◆ Exercise directions:
Lines containing the string "this" are to be collected in full.

-- START Given entries --

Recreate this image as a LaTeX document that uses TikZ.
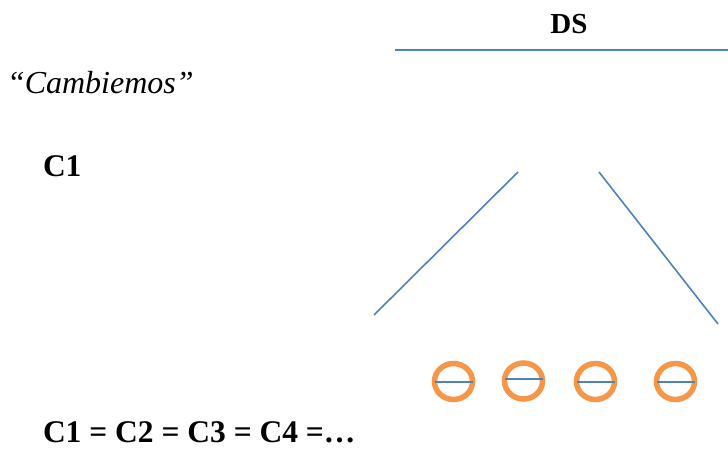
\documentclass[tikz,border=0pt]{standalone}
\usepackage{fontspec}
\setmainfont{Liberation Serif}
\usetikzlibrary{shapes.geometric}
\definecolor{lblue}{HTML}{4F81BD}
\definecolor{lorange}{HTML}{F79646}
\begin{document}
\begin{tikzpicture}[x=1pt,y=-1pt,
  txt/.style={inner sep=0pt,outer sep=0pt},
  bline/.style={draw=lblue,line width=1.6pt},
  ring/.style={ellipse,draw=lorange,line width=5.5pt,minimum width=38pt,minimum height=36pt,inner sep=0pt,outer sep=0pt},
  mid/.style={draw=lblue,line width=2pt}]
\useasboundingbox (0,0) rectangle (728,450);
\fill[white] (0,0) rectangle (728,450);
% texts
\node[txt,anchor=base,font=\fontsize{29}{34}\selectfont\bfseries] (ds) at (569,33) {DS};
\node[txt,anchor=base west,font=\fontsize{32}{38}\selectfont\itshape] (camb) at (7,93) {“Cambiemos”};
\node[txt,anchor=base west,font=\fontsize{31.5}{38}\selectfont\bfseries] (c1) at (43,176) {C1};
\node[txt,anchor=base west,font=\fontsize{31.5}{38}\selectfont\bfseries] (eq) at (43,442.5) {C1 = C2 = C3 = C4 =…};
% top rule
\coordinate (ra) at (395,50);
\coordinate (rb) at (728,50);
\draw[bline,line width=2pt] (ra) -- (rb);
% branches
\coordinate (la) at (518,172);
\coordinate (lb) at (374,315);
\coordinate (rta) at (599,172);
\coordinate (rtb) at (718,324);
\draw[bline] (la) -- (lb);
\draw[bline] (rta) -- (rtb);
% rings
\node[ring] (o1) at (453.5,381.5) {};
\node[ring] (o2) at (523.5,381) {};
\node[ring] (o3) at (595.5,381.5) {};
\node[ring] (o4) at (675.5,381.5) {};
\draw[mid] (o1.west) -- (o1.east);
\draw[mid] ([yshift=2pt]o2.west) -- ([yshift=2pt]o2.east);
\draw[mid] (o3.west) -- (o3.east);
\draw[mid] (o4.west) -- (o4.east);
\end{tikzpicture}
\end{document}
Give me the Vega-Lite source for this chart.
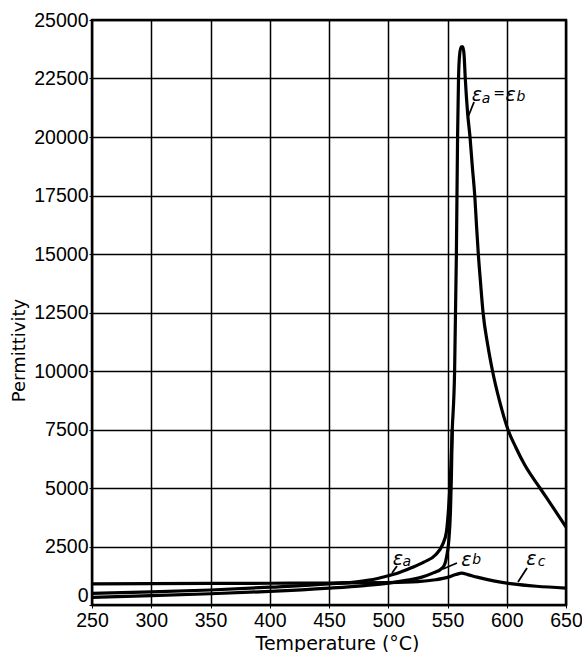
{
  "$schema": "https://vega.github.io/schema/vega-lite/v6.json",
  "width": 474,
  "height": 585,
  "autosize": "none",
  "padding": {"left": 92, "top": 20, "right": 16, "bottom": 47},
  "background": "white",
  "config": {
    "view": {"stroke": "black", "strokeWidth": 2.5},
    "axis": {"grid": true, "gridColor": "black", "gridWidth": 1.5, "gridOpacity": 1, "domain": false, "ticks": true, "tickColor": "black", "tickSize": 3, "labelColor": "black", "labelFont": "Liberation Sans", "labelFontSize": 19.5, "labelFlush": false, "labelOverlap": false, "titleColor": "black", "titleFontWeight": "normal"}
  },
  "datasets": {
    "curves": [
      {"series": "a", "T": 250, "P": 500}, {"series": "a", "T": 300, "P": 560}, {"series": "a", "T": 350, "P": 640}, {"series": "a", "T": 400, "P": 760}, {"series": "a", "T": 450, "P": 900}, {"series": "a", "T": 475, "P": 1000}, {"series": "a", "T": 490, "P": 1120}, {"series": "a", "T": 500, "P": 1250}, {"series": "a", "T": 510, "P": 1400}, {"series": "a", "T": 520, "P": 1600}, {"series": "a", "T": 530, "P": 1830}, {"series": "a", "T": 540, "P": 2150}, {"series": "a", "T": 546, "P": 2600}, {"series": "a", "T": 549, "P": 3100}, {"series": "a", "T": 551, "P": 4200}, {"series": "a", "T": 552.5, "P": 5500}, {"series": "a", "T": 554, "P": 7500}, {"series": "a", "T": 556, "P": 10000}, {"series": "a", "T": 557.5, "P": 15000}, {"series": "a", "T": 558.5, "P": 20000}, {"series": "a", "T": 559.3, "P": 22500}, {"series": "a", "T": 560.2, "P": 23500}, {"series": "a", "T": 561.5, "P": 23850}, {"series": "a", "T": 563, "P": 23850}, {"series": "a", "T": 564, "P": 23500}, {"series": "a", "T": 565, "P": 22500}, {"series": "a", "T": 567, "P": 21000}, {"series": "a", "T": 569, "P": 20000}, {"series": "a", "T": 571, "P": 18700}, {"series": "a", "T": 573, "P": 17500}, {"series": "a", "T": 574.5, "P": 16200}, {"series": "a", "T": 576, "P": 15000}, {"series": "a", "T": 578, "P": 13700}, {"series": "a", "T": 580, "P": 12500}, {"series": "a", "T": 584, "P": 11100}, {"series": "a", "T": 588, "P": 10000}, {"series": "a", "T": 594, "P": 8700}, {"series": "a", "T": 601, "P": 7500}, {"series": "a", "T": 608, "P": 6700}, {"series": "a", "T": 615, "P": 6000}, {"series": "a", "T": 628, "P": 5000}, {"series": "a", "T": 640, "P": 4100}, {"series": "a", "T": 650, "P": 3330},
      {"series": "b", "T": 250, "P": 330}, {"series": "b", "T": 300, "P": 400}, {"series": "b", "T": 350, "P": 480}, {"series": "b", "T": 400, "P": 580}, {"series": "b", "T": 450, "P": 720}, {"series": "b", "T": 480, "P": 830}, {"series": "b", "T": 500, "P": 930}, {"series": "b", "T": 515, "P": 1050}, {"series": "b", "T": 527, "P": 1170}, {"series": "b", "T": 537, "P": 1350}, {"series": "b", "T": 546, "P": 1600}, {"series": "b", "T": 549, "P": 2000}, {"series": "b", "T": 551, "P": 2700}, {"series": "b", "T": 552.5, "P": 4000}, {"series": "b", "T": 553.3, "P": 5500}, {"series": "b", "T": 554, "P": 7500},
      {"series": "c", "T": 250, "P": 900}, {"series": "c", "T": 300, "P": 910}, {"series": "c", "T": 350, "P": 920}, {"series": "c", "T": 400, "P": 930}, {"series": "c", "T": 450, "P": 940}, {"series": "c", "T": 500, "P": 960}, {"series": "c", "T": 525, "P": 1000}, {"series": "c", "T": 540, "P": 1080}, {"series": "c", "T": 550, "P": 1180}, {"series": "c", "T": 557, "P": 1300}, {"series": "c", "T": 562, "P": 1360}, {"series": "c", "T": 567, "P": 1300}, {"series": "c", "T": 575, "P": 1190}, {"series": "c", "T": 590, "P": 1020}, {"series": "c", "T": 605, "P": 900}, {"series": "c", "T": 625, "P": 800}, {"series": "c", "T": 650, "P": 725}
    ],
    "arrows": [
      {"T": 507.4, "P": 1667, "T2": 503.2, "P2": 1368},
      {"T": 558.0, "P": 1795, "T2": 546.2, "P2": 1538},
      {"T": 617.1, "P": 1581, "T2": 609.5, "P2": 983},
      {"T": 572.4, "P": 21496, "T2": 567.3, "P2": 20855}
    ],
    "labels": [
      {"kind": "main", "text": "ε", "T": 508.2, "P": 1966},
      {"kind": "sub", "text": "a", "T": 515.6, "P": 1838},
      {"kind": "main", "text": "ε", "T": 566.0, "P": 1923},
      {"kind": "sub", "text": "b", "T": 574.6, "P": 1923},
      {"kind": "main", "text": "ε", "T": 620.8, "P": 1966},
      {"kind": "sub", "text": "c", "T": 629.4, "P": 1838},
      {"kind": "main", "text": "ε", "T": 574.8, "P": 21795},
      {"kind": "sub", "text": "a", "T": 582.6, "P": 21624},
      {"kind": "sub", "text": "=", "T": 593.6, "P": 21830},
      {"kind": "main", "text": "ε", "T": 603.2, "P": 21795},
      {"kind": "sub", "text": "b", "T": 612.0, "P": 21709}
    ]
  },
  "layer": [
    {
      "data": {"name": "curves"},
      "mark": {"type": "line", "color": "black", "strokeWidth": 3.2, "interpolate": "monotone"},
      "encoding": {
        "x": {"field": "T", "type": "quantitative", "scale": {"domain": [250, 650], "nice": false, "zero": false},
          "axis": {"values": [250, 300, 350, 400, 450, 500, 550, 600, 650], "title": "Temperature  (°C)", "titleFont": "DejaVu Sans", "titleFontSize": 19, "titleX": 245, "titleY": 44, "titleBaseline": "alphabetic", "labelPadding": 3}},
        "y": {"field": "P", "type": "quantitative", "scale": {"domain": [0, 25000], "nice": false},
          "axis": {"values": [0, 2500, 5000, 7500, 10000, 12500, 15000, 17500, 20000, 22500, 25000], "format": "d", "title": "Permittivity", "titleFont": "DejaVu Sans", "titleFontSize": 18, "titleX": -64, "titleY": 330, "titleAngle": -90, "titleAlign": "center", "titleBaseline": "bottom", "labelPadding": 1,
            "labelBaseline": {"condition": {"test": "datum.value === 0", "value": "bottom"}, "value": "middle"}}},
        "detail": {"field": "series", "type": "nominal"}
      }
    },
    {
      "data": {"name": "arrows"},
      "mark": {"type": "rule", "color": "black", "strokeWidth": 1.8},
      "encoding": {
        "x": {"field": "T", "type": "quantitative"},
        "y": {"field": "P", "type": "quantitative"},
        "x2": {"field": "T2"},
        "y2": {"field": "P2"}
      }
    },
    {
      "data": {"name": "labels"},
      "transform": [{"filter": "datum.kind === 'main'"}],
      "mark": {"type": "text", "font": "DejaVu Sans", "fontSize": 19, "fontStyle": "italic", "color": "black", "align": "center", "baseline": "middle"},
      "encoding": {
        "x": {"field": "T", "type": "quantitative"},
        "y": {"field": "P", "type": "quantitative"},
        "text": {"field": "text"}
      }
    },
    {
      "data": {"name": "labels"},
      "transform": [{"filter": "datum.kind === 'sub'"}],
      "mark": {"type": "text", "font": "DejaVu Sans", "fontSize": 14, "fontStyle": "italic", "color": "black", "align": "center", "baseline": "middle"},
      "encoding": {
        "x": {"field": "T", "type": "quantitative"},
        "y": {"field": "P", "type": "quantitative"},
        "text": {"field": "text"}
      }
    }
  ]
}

-- END Given entries --

◆ The output:
Recreate this image as a LaTeX document that uses TikZ.
Give me the Vega-Lite source for this chart.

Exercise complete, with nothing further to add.